The NUMA Architecture Primer

In a NUMA setup, memory is split into “nodes” that are closer to specific processors. When a processor accesses memory in its local node, latency is lower compared to accessing memory from a remote node. Operating systems and compilers aim to exploit this by placing frequently accessed data in a processor’s local node.

NUMA systems are highly scalable, which makes them attractive for applications needing substantial compute and memory resources. However, the non-uniform access latency means memory placement is critical to avoid the penalties of remote memory access, especially when handling workloads with complex access patterns.

The Dual Memory Challenge

Dual memory technologies often refer to a system with both DRAM (Dynamic RAM) and a second technology, like NVRAM (Non-Volatile RAM). Here’s how these two technologies typically differ:

DRAM is faster and ideal for performance-intensive tasks but tends to be more expensive per gigabyte.
NVRAM (e.g., 3D XPoint, used in Intel Optane) is slower but provides greater capacity at a lower cost, with the added advantage of data persistence.

In a NUMA system with these two memory types, DRAM and NVRAM can be strategically placed in different nodes to serve different purposes, but this brings challenges for memory management.

Key Complexity Factors

Data Placement Policies
With two memory technologies, optimal data placement is more complex.
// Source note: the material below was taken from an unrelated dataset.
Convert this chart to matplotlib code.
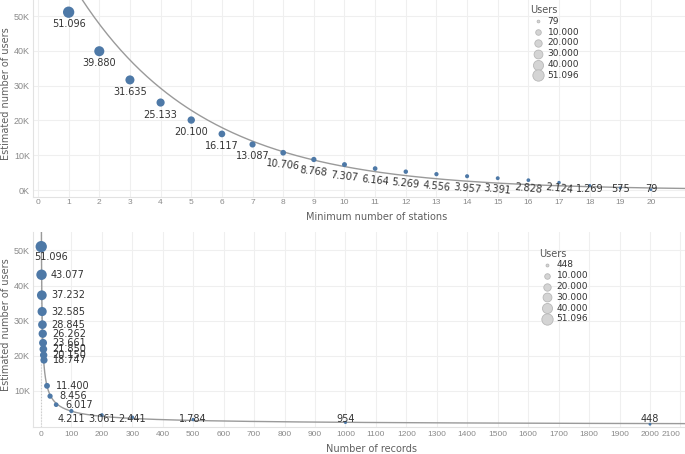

The system needs to determine which data should reside in DRAM versus NVRAM based on access frequency, latency sensitivity, and the application’s performance requirements. The memory management subsystem may use a tiered memory model, where DRAM serves as a “hot” cache and NVRAM as a “cold” storage tier. But determining what data is “hot” or “cold” requires sophisticated, dynamic management strategies.
NUMA Affinity and Memory Access Patterns
NUMA affinity — the concept of keeping memory close to the processor that uses it — is even more critical when two memory types are involved. Without careful management, an application could suffer from both NUMA latency (accessing memory from a remote node) and the slower speed of NVRAM, which could be a significant performance bottleneck.
Load Balancing and Resource Contention
Balancing load across NUMA nodes becomes challenging when different memory types are involved. High-demand nodes may exhaust their DRAM, forcing data to spill into NVRAM, leading to slower access times. This could cause contention where multiple processors are competing for faster DRAM, leading to potential bottlenecks.
Garbage Collection and Wear Leveling
NVRAM has limited write endurance, meaning it can only sustain a certain number of write operations before becoming unreliable. This necessitates wear-leveling strategies to extend the memory’s lifespan, further complicating memory management. Similarly, garbage collection processes must be carefully managed to prevent excessive memory fragmentation and ensure optimal performance.
Operating System and Application Support
Current operating systems and many applications aren’t optimized for NUMA systems with dual memory types. Advanced memory management techniques are still evolving to address the nuances of such architectures. Some OS-level support exists, but custom kernel modules or user-space solutions are often needed to manage memory at the granularity required for dual-technology NUMA systems.

Memory Management Strategies

To address these complexities, several strategies can be adopted:

Transparent Memory Tiering
Many memory management systems now implement transparent memory tiering, automatically moving data between DRAM and NVRAM based on access patterns. This approach helps keep the most frequently accessed data in the faster DRAM while placing less-accessed data in NVRAM.
Explicit Memory Allocation Hints
Developers can provide allocation hints to the memory manager, explicitly designating which memory types to use for certain data structures. Libraries such as libmemkind allow applications to manage memory across DRAM and NVRAM explicitly, giving control to the application developer rather than relying solely on automatic tiering.
NUMA-Aware Memory Allocation
A NUMA-aware allocator can help ensure that data is placed close to the processor that accesses it most frequently. Libraries such as numactl allow users to set policies for specific processes, ensuring they use only local memory or restricting them to specific NUMA nodes to reduce remote access.
Application-Level Caching Mechanisms
For data-intensive applications, implementing a dedicated caching layer in DRAM for the most frequently accessed data can prevent excessive NVRAM usage and improve access latency. Applications can manage this cache themselves, offloading the memory management subsystem’s load and providing more predictable performance.

Closing Thoughts

As NUMA systems with dual memory technologies become more common, understanding the complexities of memory management in these environments will be crucial. Efficient memory management here requires balancing NUMA locality with memory technology characteristics, leveraging OS and application-level optimizations, and possibly developing custom solutions to handle workloads with unpredictable access patterns.

For engineers and developers, it’s essential to be aware of these complexities and stay informed about the latest memory management techniques. With careful planning, applications can achieve the balance of performance, scalability, and cost-efficiency that NUMA architectures with mixed memory technologies offer.